The last time Olympic track and field runner Kendall Baisden entered the rounded gates of the Los Angeles Memorial Coliseum was for a University of Southern California football game, years ago. Last week, she went there for another reason entirely: Along with fellow Olympians Race Imboden and Steele Johnson, she starred in Thom Browne‘s spring 2021 fashion show, which was recorded on video and released as part of Paris Fashion Week today.
The event was a 2020 pivot for all parties involved: Imboden, a fencer, and Johnson, a diver, were slated to go to this year’s Olympic Games in Tokyo with Baisden, before they were canceled. And Browne, who shows every year in the French capital during fashion week, was forced (like every designer) to adjust his plan for a new collection according to the limitations brought on by the coronavirus pandemic.
The designs in Browne’s collection for spring—done completely in white, with elongated proportions and a set of beekeeper-like, cable-knit hats—referenced the 1924 Olympics—the garb worn by a tennis player named Suzanne Lenglen, specifically. This aesthetic is reflected in the white polo shirts, which extend to the thighs, and drop-waist skirts that nearly touch the floor, all infused with Browne’s trademark uniform look.

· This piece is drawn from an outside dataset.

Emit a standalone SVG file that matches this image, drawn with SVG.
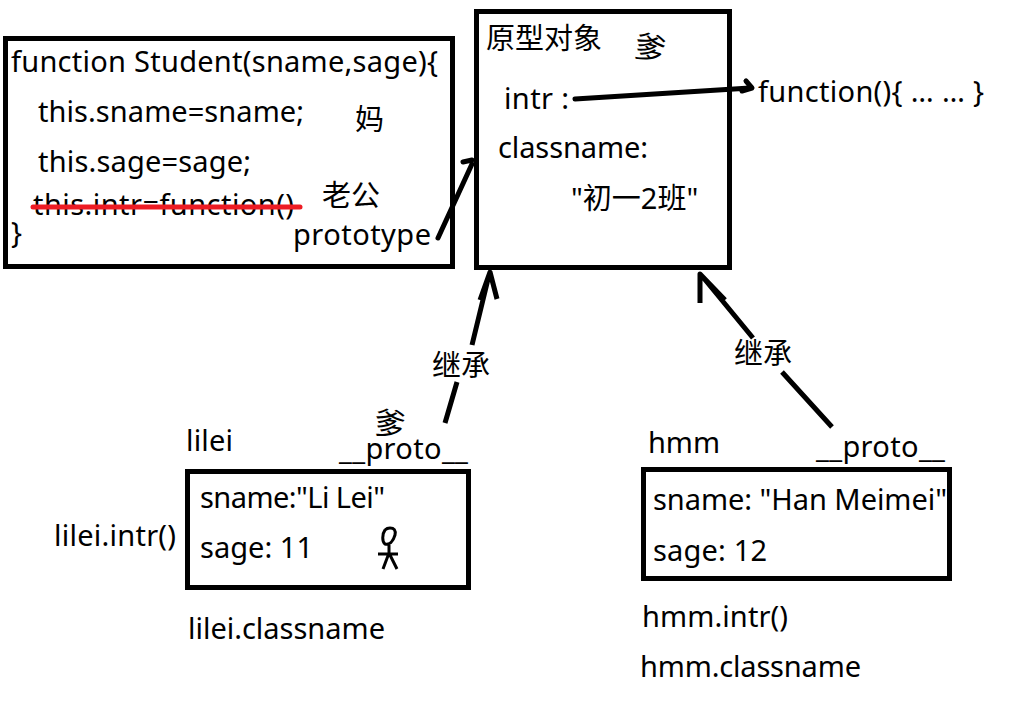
<svg xmlns="http://www.w3.org/2000/svg" width="1018" height="714" viewBox="0 0 1018 714">
<style>
text{font-family:"Noto Sans","Noto Sans CJK SC",sans-serif;font-size:29px;fill:#000}
.box{fill:none;stroke:#000;stroke-width:5}
.ln{fill:none;stroke:#000;stroke-width:5;stroke-linejoin:round}
.thin{fill:none;stroke:#000;stroke-width:3}
</style>
<rect width="1018" height="714" fill="#fff"/>
<g id="student">
<rect class="box" x="5.5" y="38.5" width="447" height="228"/>
<text x="11" y="72" textLength="427">function Student(sname,sage){</text>
<text x="38" y="122" textLength="266">this.sname=sname;</text>
<text x="38" y="172" textLength="213">this.sage=sage;</text>
<text x="33" y="215" textLength="261">this.intr=function()</text>
<path d="M33 207H300" fill="none" stroke="#ed1c24" stroke-width="5" stroke-linecap="round"/>
<text x="11" y="243">}</text>
<text x="355" y="130">妈</text>
<text x="322" y="206">老公</text>
<text x="293" y="244.500" textLength="138">prototype</text>
</g>
<g id="prototype-object">
<rect class="box" x="476.500" y="11.500" width="253" height="256"/>
<text x="486" y="49">原型对象</text>
<text transform="translate(647 59) rotate(14)" text-anchor="middle" style="font-size:31px">爹</text>
<text x="504" y="109" textLength="65">intr :</text>
<text x="498" y="158" textLength="150">classname:</text>
<text x="571" y="209">"初一2班"</text>
</g>
<text id="function-label" x="758" y="102" textLength="226">function(){ … … }</text>
<g id="lilei">
<rect class="box" x="187.500" y="471.500" width="281" height="116"/>
<text x="186" y="451" textLength="47">lilei</text>
<text x="339" y="459" textLength="129">__proto__</text>
<text transform="translate(388 435) rotate(8)" text-anchor="middle" style="font-size:31px">爹</text>
<text x="54" y="546" textLength="122">lilei.intr()</text>
<text x="200" y="508" textLength="185">sname:"Li Lei"</text>
<text x="200" y="558" textLength="113">sage: 11</text>
<text x="188" y="639" textLength="197">lilei.classname</text>
<path class="thin" d="M385 530C382 534 382 542 385 544C389 545 393 542 395 535C396 530 394 528 390 528C388 528 386 529 385 530M389 545V553M378 554H398M389 553L383 569M389 553L397 569"/>
</g>
<g id="hmm">
<rect class="box" x="643.500" y="469.500" width="306" height="109"/>
<text x="648" y="453" textLength="72">hmm</text>
<text x="816" y="457" textLength="129">__proto__</text>
<text x="653" y="510" textLength="294">sname: "Han Meimei"</text>
<text x="653" y="561" textLength="114">sage: 12</text>
<text x="642" y="627" textLength="146">hmm.intr()</text>
<text x="640" y="677" textLength="221">hmm.classname</text>
</g>
<g id="connectors">
<path class="ln" stroke-linecap="round" d="M438 238L472 164M463 162L472 160"/>
<path class="ln" stroke-linecap="round" d="M575 99L750 88M746 81L752 88L742 91"/>
<path class="ln" d="M445 423L457 382M472 345L489 275M480 300L490 272L497 299"/>
<path class="ln" d="M832 427L782 372M753 338L702 276M700 303L700 274L725 300"/>
<text x="432" y="376">继承</text>
<text x="734" y="364">继承</text>
</g>
</svg>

When we speak two days before the unveiling of the video, Browne is in his office in New York dressed in his standard a white collared shirt, black tie, and gray vest. “I always am inspired by athletes at that world-class level,” he said, explaining his reasoning for shooting in the Coliseum with the Olympians. “I swam through high school and college, and I know what it takes to be even at that level—the commitment and the time that is put into it. I was so competitive throughout my childhood, it is something that is so ingrained in me: every show, I want to be better than the last. Every collection, I want to be better than the last. To even have the rigor and the stamina to be able to keep to the fashion calendar and schedule is something that I do feel like I got from doing this sport.”
Browne applied this same ethos to shooting the video for his spring 2021 unveiling—if it wouldn’t be an IRL runway show, the designer wanted the spectacle to impress nonetheless. The concept of the short is this: the models and athletes wearing Browne’s line are part of a recreation of an Olympic Opening Ceremony taking place 200 years in the future. The comedian Jordan Firstman and model Grace Mahary are co-commentators, providing analysis while the models (and athletes) walk up and down the steps of the Coliseum.
Browne traveled to Los Angeles to shoot with Imboden, Baisden, and Johnson, all of whom have been forced to adjust their training schedules and regimens since the Olympics slated for this year were postponed. Imboden, who has experience modeling for brands like Marc Jacobs, said he’s “taken things back to basics. Gyms were closed for almost six months, so I went back to the way I trained as a kid in Brooklyn: in the streets of NYC.” Johnson said he “went from a pool to an apartment when everything shut down.”
“Being in the Coliseum rekindled my Olympic spirit,” he added, noting the fact that the LA Coliseum will be the home of the 2028 Games.
For her part, Baisden said the pandemic allowed her to shift her spiritual, mental, and physical states for the betterment of her training. She realized she needed to become more aware of balancing her mind and body in order to push past the uncertainty brought on by lockdown.
“The day before shooting the Thom Browne project, I had just had my first training session of the season,” she said. So, I absolutely loved soaking in the project’s energy of Olympic spirit and creative excellence. When I looked up from the bottom of the stadium to see the Olympic torch being lit at the top of the stadium, I felt all the emotions; all sense of composure and professionalism was almost lost at that moment. This season is essentially a re-do of what was supposed to be the 2020 Olympic Games season. So, to have an experience like this at the beginning of the journey to the Olympic trials was special.”